Posted by Vipin Singh
7
Jun 30, 2025
209 Views

When people stop caring out loud, something’s cracked underneath.

It doesn’t always knock. Sometimes it slinks in, half a breath late. A clipped reply. A phantom eye-roll. Nothing you can prove, but something you feel. That’s how tension begins. It’s not a slap, it’s a whisper. Miss it, and you’re cleaning up the mess later.

Catch it early, though, and maybe, just maybe, you steer the ship before the iceberg shows up. It’s the kind of moment where conflict resolution interventions start to matter, even before anyone calls it a problem. So what does early tension actually look like?

The quiet gets sharp

Not peaceful. Not calm. Sharp.

You hear it in meetings. The kind where everyone’s present, but only in body. Words drop, heavy and clean. No one laughs. No one lingers. The rhythm of the room changes. Stops feeling like jazz. Starts feeling like a standoff.

The signs?

1. People stop asking questions

2. Everyone agrees too quickly

3.  Jokes land like lead balloons

It’s not that people stopped talking. They just stopped meaning it.

Tribes, codes, and closed doors

It starts small. A shared ride. A few too many private jokes. Lunch turns into a regular thing, but only for some.

Soon, the group splits. Not officially. Just… naturally.

Whispers replace open talk. Some people always agree. Others stop talking altogether. No one says the word clique. But you can feel it.
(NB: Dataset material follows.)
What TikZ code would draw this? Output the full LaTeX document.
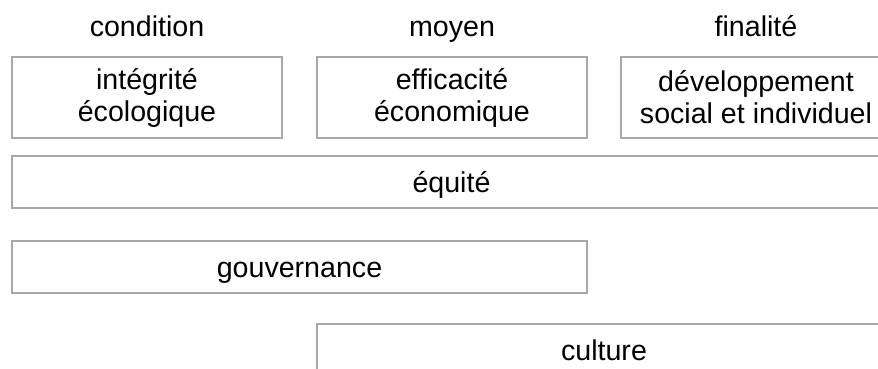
\documentclass[tikz,border=0pt]{standalone}
\usepackage{fontspec}
\setmainfont{Liberation Sans}
\usetikzlibrary{positioning}

\definecolor{rim}{HTML}{A8A8A8}
\newcommand{\boxfont}{\fontsize{14.3}{16}\selectfont}

\tikzset{
    pillar/.style={draw=rim, line width=0.75pt, inner sep=0pt, align=center,
        font=\boxfont, minimum width=135pt, minimum height=40.5pt},
    band/.style={draw=rim, line width=0.75pt, inner sep=0pt, align=center,
        font=\boxfont, minimum height=26pt, text height=12pt, text depth=2pt},
    heading/.style={anchor=base, inner sep=0pt, font=\boxfont}
}

\begin{document}
\begin{tikzpicture}[x=0.5pt, y=-0.5pt]
        \useasboundingbox (0,0) rectangle (878,369);
        \clip (0,0) rectangle (878,369);
        % titres
        \node[heading] (cond) at (147,37) {condition};
        \node[heading] (moy) at (452,37) {moyen};
        \node[heading] (fin) at (756,37) {finalité};
        % trois piliers
        \node[pillar] (integ) at (147,97.5) {intégrité\\écologique};
        \node[pillar] (effic) at (452,97.5) {efficacité\\économique};
        \node[pillar] (devel) at (756,97.5) {développement\\social et individuel};
        % bandes
        \node[band, minimum width=439.5pt] (equite) at (451.5,182) {équité};
        \node[band, minimum width=287.5pt] (gouv) at (299.5,267) {gouvernance};
        \node[band, minimum width=287pt] (cult) at (604,350) {culture};
    \end{tikzpicture}
\end{document}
Like a draft from a door someone forgot to close.

This isn’t high school. But it echoes.

The retreat in plain sight

Disengagement doesn’t always slam the door. Sometimes it just fades out. The one who always had ideas? Now they shrug. The one who stayed late? Leaves early. Smiles get thinner. Replies get slower.
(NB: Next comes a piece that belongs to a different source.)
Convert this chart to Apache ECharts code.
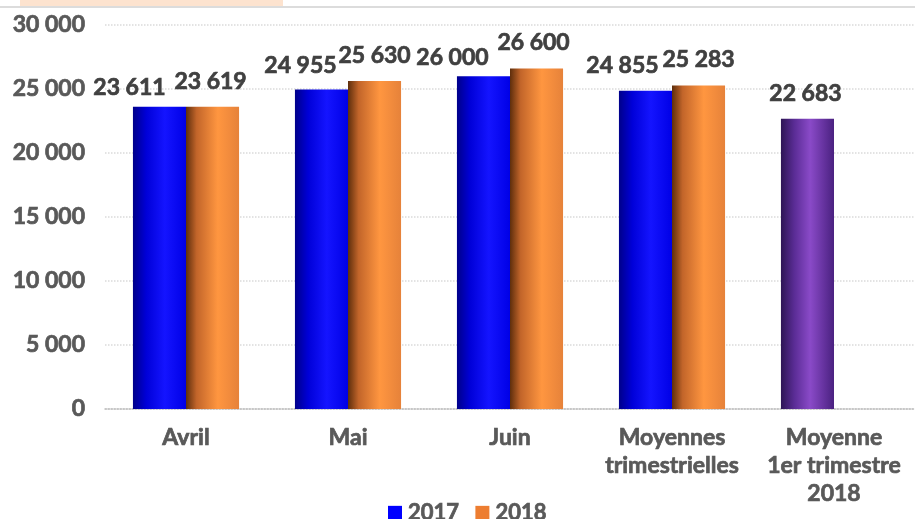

And maybe they’re still there, technically. But they’re pulling away, inch by inch.

Not with drama. With detachment.

Check the pulse:

  Are they doing only what’s required?

 Is creativity vanishing?

 Do they seem... elsewhere?

The molehills start to wear costumes

That typo in the report? Suddenly a betrayal.
That delay in Slack? Proof of disrespect.
That tone in the email? Personal.

None of these are real problems. Not really. But they wear the masks of deeper things. People who feel powerless find power in petty battles. It’s not about the coffee mug. It’s never about the mug.

This is the pressure valve phase. The pot’s boiling, and someone’s got to blow off steam.

Conclusion

By the time someone storms out, you’ve already missed the signs. The unraveling happens slowly, thread by thread. The truth is, tension rarely walks in waving a red flag. It shows up limping. It shows up late to meetings. It shows up in what’s not said.

Your job isn’t to fix everything. Just listen better. Pay attention. Ask the questions no one else wants to ask. That’s the kind of work ABS Organizational Health is built around, spotting the strain before it spills.

The crisis doesn’t come out of nowhere. It grows in silence. And silence, if ignored, gets loud.